Each line from the start of the records below through the line that contains "plt.rcParams['font.family'] = ['Open" should be printed exactly. Pictures are omitted.
## start Raw data
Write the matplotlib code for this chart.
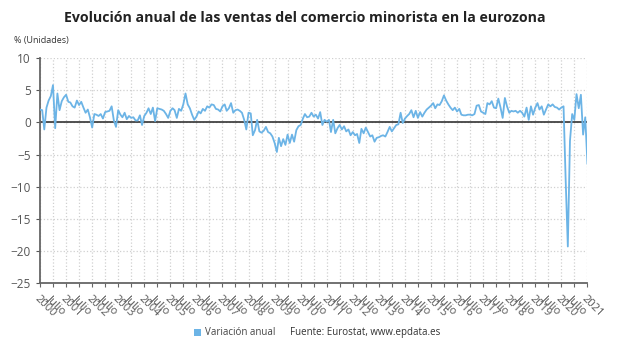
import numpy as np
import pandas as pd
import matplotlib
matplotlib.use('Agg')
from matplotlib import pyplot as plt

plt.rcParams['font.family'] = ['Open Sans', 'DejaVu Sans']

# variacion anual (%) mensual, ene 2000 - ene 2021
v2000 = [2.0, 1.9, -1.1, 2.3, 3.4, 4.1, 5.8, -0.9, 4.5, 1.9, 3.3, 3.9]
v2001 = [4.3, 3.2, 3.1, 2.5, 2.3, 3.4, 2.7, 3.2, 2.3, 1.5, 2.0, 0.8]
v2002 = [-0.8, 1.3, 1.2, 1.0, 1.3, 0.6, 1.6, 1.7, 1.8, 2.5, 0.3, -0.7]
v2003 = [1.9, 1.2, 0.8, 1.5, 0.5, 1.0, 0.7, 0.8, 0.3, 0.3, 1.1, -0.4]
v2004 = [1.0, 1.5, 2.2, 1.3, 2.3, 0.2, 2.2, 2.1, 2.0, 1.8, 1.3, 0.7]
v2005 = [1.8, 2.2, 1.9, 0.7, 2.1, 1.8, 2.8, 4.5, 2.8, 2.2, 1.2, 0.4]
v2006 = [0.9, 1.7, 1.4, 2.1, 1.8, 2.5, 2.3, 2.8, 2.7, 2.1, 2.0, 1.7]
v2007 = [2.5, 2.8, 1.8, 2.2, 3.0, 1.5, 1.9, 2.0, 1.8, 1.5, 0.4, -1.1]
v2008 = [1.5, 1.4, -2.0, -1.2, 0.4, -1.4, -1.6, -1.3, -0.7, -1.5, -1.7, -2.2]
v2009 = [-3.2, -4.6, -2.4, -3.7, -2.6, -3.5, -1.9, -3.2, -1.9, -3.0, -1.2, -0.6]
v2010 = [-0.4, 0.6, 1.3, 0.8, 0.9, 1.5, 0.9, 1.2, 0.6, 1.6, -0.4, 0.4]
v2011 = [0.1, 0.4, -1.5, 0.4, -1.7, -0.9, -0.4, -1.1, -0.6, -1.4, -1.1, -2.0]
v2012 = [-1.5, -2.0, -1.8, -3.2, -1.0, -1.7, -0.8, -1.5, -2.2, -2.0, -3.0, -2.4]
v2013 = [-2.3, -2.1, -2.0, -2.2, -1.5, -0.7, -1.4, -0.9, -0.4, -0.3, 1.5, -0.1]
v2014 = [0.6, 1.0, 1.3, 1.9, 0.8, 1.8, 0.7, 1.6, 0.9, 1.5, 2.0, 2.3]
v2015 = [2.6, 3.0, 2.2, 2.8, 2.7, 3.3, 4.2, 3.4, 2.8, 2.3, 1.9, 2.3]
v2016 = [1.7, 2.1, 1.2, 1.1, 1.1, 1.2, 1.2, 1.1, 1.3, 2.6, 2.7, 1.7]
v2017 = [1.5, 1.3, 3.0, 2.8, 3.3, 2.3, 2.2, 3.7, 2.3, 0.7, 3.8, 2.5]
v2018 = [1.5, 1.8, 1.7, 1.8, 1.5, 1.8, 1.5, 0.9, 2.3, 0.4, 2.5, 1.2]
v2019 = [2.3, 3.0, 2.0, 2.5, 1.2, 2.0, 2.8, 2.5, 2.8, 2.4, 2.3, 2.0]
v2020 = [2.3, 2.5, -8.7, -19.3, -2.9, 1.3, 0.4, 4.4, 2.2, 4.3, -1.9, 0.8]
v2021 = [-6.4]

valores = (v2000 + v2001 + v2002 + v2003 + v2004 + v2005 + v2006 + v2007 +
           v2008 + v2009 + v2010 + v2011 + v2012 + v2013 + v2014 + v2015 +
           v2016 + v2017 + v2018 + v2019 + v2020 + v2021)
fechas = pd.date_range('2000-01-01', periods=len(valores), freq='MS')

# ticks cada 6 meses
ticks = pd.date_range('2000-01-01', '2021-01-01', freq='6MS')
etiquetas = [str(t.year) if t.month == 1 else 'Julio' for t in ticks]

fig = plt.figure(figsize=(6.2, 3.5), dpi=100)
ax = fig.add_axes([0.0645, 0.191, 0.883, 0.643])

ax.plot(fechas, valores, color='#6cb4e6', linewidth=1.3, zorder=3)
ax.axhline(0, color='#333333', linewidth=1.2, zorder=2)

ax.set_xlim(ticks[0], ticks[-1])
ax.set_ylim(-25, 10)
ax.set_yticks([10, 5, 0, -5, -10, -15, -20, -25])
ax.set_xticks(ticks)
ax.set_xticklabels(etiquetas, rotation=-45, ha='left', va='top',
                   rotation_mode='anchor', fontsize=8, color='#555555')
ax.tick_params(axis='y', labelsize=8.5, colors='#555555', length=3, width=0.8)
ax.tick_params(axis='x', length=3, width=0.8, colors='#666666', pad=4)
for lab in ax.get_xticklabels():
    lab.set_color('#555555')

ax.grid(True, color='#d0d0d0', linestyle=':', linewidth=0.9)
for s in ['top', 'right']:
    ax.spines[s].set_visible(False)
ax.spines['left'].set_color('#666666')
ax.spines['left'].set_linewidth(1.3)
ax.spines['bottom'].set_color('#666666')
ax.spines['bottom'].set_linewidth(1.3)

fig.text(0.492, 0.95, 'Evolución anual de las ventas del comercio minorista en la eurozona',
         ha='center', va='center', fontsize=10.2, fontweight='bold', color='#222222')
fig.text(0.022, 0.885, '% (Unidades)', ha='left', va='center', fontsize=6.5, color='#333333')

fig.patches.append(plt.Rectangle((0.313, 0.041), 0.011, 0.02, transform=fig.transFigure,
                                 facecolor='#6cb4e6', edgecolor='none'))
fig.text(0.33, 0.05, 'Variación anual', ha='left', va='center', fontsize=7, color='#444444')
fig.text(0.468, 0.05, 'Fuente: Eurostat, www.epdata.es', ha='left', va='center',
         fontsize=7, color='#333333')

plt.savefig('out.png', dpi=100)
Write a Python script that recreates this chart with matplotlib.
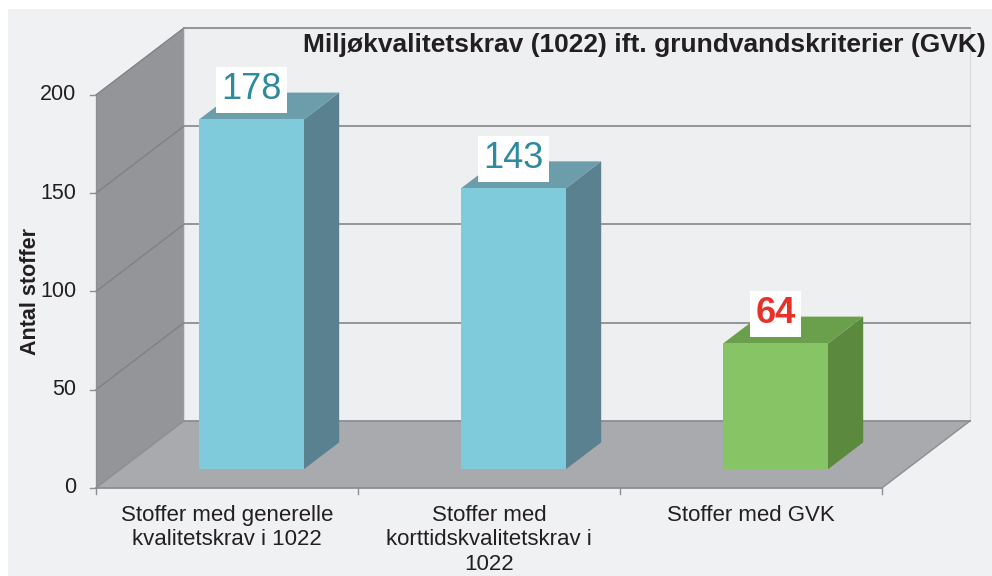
## end Raw data
### Final result
Write the matplotlib code for this chart.
import numpy as np
import pandas as pd
import matplotlib
matplotlib.use('Agg')
from matplotlib import pyplot as plt

plt.rcParams['font.family'] = ['Open Sans', 'DejaVu Sans']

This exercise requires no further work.